Request -> Write out the entire listing below exactly as it appears, minus any pictures.

Data shown ->
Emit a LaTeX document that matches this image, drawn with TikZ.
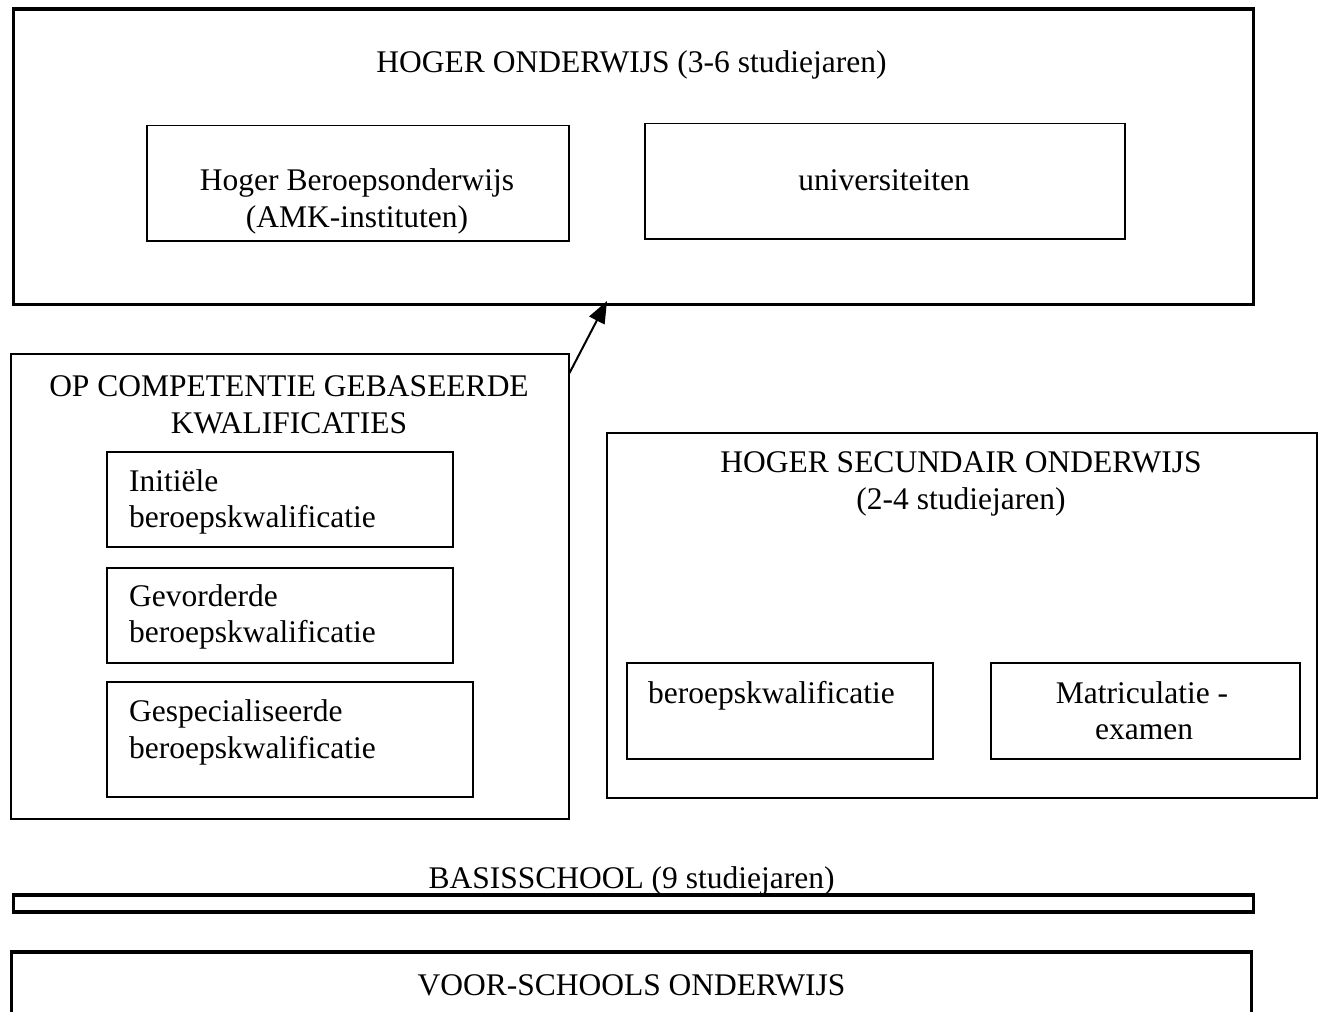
\documentclass[tikz,border=0pt]{standalone}
\usepackage{fontspec}
\setmainfont{Liberation Serif}
\usetikzlibrary{arrows.meta,calc}
\begin{document}
\begin{tikzpicture}[x=1pt,y=-1pt,
  heavybox/.style={draw, line width=3.5pt, anchor=north west, inner sep=0pt, minimum width=#1},
  lightbox/.style={draw, line width=1.5pt, anchor=north west, inner sep=0pt},
  lbl/.style={anchor=base, inner sep=0pt, font=\fontsize{31.5}{36.5}\selectfont},
  lbll/.style={anchor=base west, inner sep=0pt, font=\fontsize{31.5}{36.5}\selectfont}]
\useasboundingbox (0,0) rectangle (1321,1011);

% higher education
\node[heavybox=1240pt, minimum height=295pt] (hoger) at (11.5,7.5) {};
\node[lbl] (hogerT) at (631.5,73) {HOGER ONDERWIJS (3-6 studiejaren)};
\node[lightbox, minimum width=422pt, minimum height=115pt] (hbo) at (146,125) {};
\node[lbl] (hboA) at (357,190) {Hoger Beroepsonderwijs};
\node[lbl] (hboB) at (357,227) {(AMK-instituten)};
\node[lightbox, minimum width=480pt, minimum height=115pt] (uni) at (644,123) {};
\node[lbl] (uniT) at (884,190) {universiteiten};

% competence based qualifications
\node[lightbox, minimum width=558pt, minimum height=465pt] (comp) at (10,353) {};
\node[lbl] (compA) at (289,396) {OP COMPETENTIE GEBASEERDE};
\node[lbl] (compB) at (289,433) {KWALIFICATIES};
\node[lightbox, minimum width=346pt, minimum height=95pt] (q1) at (106,451) {};
\node[lbll] (q1a) at (129,491) {Initiële};
\node[lbll] (q1b) at (129,527) {beroepskwalificatie};
\node[lightbox, minimum width=346pt, minimum height=95pt] (q2) at (106,567) {};
\node[lbll] (q2a) at (129,606) {Gevorderde};
\node[lbll] (q2b) at (129,642) {beroepskwalificatie};
\node[lightbox, minimum width=366pt, minimum height=115pt] (q3) at (106,681) {};
\node[lbll] (q3a) at (129,721) {Gespecialiseerde};
\node[lbll] (q3b) at (129,758) {beroepskwalificatie};

% upper secondary education
\node[lightbox, minimum width=710pt, minimum height=365pt] (sec) at (606,432) {};
\node[lbl] (secA) at (961,472) {HOGER SECUNDAIR ONDERWIJS};
\node[lbl] (secB) at (961,509) {(2-4 studiejaren)};
\node[lightbox, minimum width=306pt, minimum height=96pt] (beroep) at (626,662) {};
\node[lbll] (beroepT) at (648,703) {beroepskwalificatie};
\node[lightbox, minimum width=309pt, minimum height=96pt] (matr) at (990,662) {};
\node[lbl] (matrA) at (1142,703) {Matriculatie -};
\node[lbl] (matrB) at (1144,739) {examen};

% arrow towards higher education
\coordinate (from) at ($(comp.north east)+(0,20)$);
\coordinate (tip) at (607,301);
\draw[line width=2pt, -{Triangle[length=22pt,width=17pt]}] (from) -- (tip);

% primary school
\node[lbl] (basisT) at (631.5,888) {BASISSCHOOL (9 studiejaren)};
\node[heavybox=1240pt, minimum height=17pt] (basis) at (11.5,893) {};

% pre-school education
\draw[line width=3.5pt] (11.5,1030) -- (11.5,952) -- (1251.5,952) -- (1251.5,1030);
\node[lbl] (voorT) at (631.5,995) {VOOR-SCHOOLS ONDERWIJS};
\end{tikzpicture}
\end{document}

Full answer ->
Emit a LaTeX document that matches this image, drawn with TikZ.
\documentclass[tikz,border=0pt]{standalone}
\usepackage{fontspec}
\setmainfont{Liberation Serif}
\usetikzlibrary{arrows.meta,calc}
\begin{document}
\begin{tikzpicture}[x=1pt,y=-1pt,
  heavybox/.style={draw, line width=3.5pt, anchor=north west, inner sep=0pt, minimum width=#1},
  lightbox/.style={draw, line width=1.5pt, anchor=north west, inner sep=0pt},
  lbl/.style={anchor=base, inner sep=0pt, font=\fontsize{31.5}{36.5}\selectfont},
  lbll/.style={anchor=base west, inner sep=0pt, font=\fontsize{31.5}{36.5}\selectfont}]
\useasboundingbox (0,0) rectangle (1321,1011);

% higher education
\node[heavybox=1240pt, minimum height=295pt] (hoger) at (11.5,7.5) {};
\node[lbl] (hogerT) at (631.5,73) {HOGER ONDERWIJS (3-6 studiejaren)};
\node[lightbox, minimum width=422pt, minimum height=115pt] (hbo) at (146,125) {};
\node[lbl] (hboA) at (357,190) {Hoger Beroepsonderwijs};
\node[lbl] (hboB) at (357,227) {(AMK-instituten)};
\node[lightbox, minimum width=480pt, minimum height=115pt] (uni) at (644,123) {};
\node[lbl] (uniT) at (884,190) {universiteiten};

% competence based qualifications
\node[lightbox, minimum width=558pt, minimum height=465pt] (comp) at (10,353) {};
\node[lbl] (compA) at (289,396) {OP COMPETENTIE GEBASEERDE};
\node[lbl] (compB) at (289,433) {KWALIFICATIES};
\node[lightbox, minimum width=346pt, minimum height=95pt] (q1) at (106,451) {};
\node[lbll] (q1a) at (129,491) {Initiële};
\node[lbll] (q1b) at (129,527) {beroepskwalificatie};
\node[lightbox, minimum width=346pt, minimum height=95pt] (q2) at (106,567) {};
\node[lbll] (q2a) at (129,606) {Gevorderde};
\node[lbll] (q2b) at (129,642) {beroepskwalificatie};
\node[lightbox, minimum width=366pt, minimum height=115pt] (q3) at (106,681) {};
\node[lbll] (q3a) at (129,721) {Gespecialiseerde};
\node[lbll] (q3b) at (129,758) {beroepskwalificatie};

% upper secondary education
\node[lightbox, minimum width=710pt, minimum height=365pt] (sec) at (606,432) {};
\node[lbl] (secA) at (961,472) {HOGER SECUNDAIR ONDERWIJS};
\node[lbl] (secB) at (961,509) {(2-4 studiejaren)};
\node[lightbox, minimum width=306pt, minimum height=96pt] (beroep) at (626,662) {};
\node[lbll] (beroepT) at (648,703) {beroepskwalificatie};
\node[lightbox, minimum width=309pt, minimum height=96pt] (matr) at (990,662) {};
\node[lbl] (matrA) at (1142,703) {Matriculatie -};
\node[lbl] (matrB) at (1144,739) {examen};

% arrow towards higher education
\coordinate (from) at ($(comp.north east)+(0,20)$);
\coordinate (tip) at (607,301);
\draw[line width=2pt, -{Triangle[length=22pt,width=17pt]}] (from) -- (tip);

% primary school
\node[lbl] (basisT) at (631.5,888) {BASISSCHOOL (9 studiejaren)};
\node[heavybox=1240pt, minimum height=17pt] (basis) at (11.5,893) {};

% pre-school education
\draw[line width=3.5pt] (11.5,1030) -- (11.5,952) -- (1251.5,952) -- (1251.5,1030);
\node[lbl] (voorT) at (631.5,995) {VOOR-SCHOOLS ONDERWIJS};
\end{tikzpicture}
\end{document}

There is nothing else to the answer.